Dr. Paul Hurrion is a sports biomechanist into whose putting expertise Padraig Harrington, Lee Westwood and Rory McIlroy have tapped. The rest of us can, too, provided we find a facility that has the Quintic Ball Roll Software and system that Hurrion has developed.
Here's how the Quintic Ball Roll system differs from other putter-fitting software: "We're tracking the golf ball," said Jim MacKay, who heads Quintic's U.S. operations. "Everyone else is tracking the golf club."
The Quintic Ball Roll system is similar to a full-swing launch monitor, but was designed specifically for putting. It captures skid, backspin, roll, launch angle, bounce, ball speed, hook or slice sidespin, and the point at which true roll begins.
"The reason why it's important to track the ball as opposed to the putter, you make adjustments based on what the ball is doing," MacKay said.

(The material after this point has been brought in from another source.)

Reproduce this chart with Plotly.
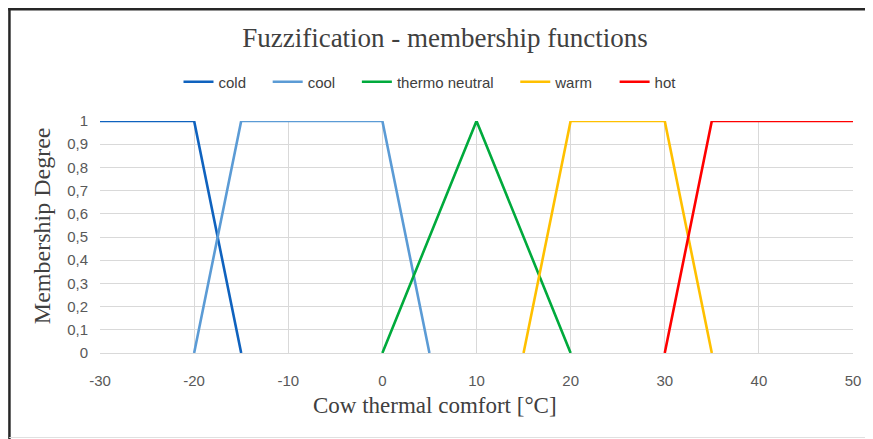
import plotly.graph_objects as go

# Data
cold_x = [-30, -20, -15]
cold_y = [1, 1, 0]
cool_x = [-20, -15, 0, 5]
cool_y = [0, 1, 1, 0]
neutral_x = [0, 10, 20]
neutral_y = [0, 1, 0]
warm_x = [15, 20, 30, 35]
warm_y = [0, 1, 1, 0]
hot_x = [30, 35, 50]
hot_y = [0, 1, 1]

x_ticks = [-30, -20, -10, 0, 10, 20, 30, 40, 50]
y_ticks = [0, 0.1, 0.2, 0.3, 0.4, 0.5, 0.6, 0.7, 0.8, 0.9, 1]
y_ticktext = ["0", "0,1", "0,2", "0,3", "0,4", "0,5", "0,6", "0,7", "0,8", "0,9", "1"]

series_names = ["cold", "cool", "thermo neutral", "warm", "hot"]
series = [
    (series_names[0], cold_x, cold_y, "#0F62BE"),
    (series_names[1], cool_x, cool_y, "#5B9BD5"),
    (series_names[2], neutral_x, neutral_y, "#00AA3C"),
    (series_names[3], warm_x, warm_y, "#FFC000"),
    (series_names[4], hot_x, hot_y, "#FF0000"),
]

fig = go.Figure()
for name, xs, ys, col in series:
    fig.add_trace(go.Scatter(x=xs, y=ys, mode="lines", name=name + "\u00a0" * 4,
                             line=dict(color=col, width=2.6)))

# page body has an 8px margin; work in figure coordinates
OFF = 8
W, H = 873 - OFF, 439 - OFF
L, R, T, B = 100 - OFF, 855 - OFF, 121 - OFF, 353 - OFF
pw, ph = R - L, B - T

def px(x):
    return (x - L) / pw

def py(y):
    return (B - y) / ph

sans = "Liberation Sans, Arial, sans-serif"
serif = "Liberation Serif, Times New Roman, serif"

fig.update_layout(
    width=W, height=H,
    margin=dict(l=L, r=W - R, t=T, b=H - B),
    paper_bgcolor="white", plot_bgcolor="white",
    title=dict(text="Fuzzification - membership functions",
               font=dict(family=serif, size=27, color="#404040"),
               x=(445 - OFF) / W, xref="container", xanchor="center",
               y=1 - (38 - OFF) / H, yref="container", yanchor="middle"),
    legend=dict(orientation="h", x=(438 - OFF) / W, xref="container", xanchor="center",
                y=1 - (82 - OFF) / H, yref="container", yanchor="middle",
                font=dict(family=sans, size=15, color="#404040"),
                itemwidth=30, tracegroupgap=0),
    showlegend=True,
    xaxis=dict(range=[-30, 50], tickvals=x_ticks, ticktext=[str(v) for v in x_ticks],
               showgrid=True, gridcolor="#D9D9D9", gridwidth=1,
               zeroline=False, showline=True, linecolor="#D9D9D9", linewidth=1,
               ticks="", ticklabelstandoff=14,
               tickfont=dict(family=sans, size=15, color="#595959")),
    yaxis=dict(range=[0, 1], tickvals=y_ticks, ticktext=y_ticktext,
               showgrid=True, gridcolor="#D9D9D9", gridwidth=1,
               zeroline=False, showline=False, ticks="",
               ticklabelstandoff=11,
               tickfont=dict(family=sans, size=15, color="#595959")),
    annotations=[
        dict(text="Cow thermal comfort [°C]", xref="paper", yref="paper",
             x=px(436 - OFF), y=py(405 - OFF), xanchor="center", yanchor="middle",
             showarrow=False, font=dict(family=serif, size=23, color="#404040")),
        dict(text="Membership Degree", xref="paper", yref="paper",
             x=px(42 - OFF), y=py(226 - OFF), xanchor="center", yanchor="middle",
             textangle=-90, showarrow=False,
             font=dict(family=serif, size=24, color="#404040")),
    ],
    shapes=[
        dict(type="line", xref="paper", yref="paper", x0=px(0), x1=px(W),
             y0=py(1.2), y1=py(1.2), line=dict(color="#262626", width=2.5)),
        dict(type="line", xref="paper", yref="paper", x0=px(1.2), x1=px(1.2),
             y0=py(0), y1=py(H), line=dict(color="#262626", width=2.5)),
        dict(type="line", xref="paper", yref="paper", x0=px(1), x1=px(W),
             y0=py(H - 1.5), y1=py(H - 1.5), line=dict(color="#E0E0E0", width=1)),
    ],
)

fig.write_html("out.html")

Its sales pitch to retailers is simple. Have a golfer bring in his own putter, have him hit up to 10 putts on the system, then try other putters and find which works best for them based on the data collected.
The system works for fitting, instruction and even research and development. Ping and TaylorMade are among the equipment manufacturers employing the system on the latter front. Harrington is among the tour players who uses one at home, as does the LPGA's Beatriz Recari, who won the CVS/pharmacy LPGA Challenge as a rookie last year. Dr. Jim Suttie, who has two golf training centers and counts Loren Roberts among his students, has ordered one, MacKay said.
The cost of the system is $7,500, which features a Quintic 260 frames-per-second camera, a camera stand, calibration t-bar, light and template for marking golf balls, and the software.
"We're really excited about what it is we're doing," MacKay said. "We think we're pioneering what we're doing. It will be a huge help to players and to manufacturers on how to build the putters. It's a great research tool, a good fitting tool, a good coaching tool."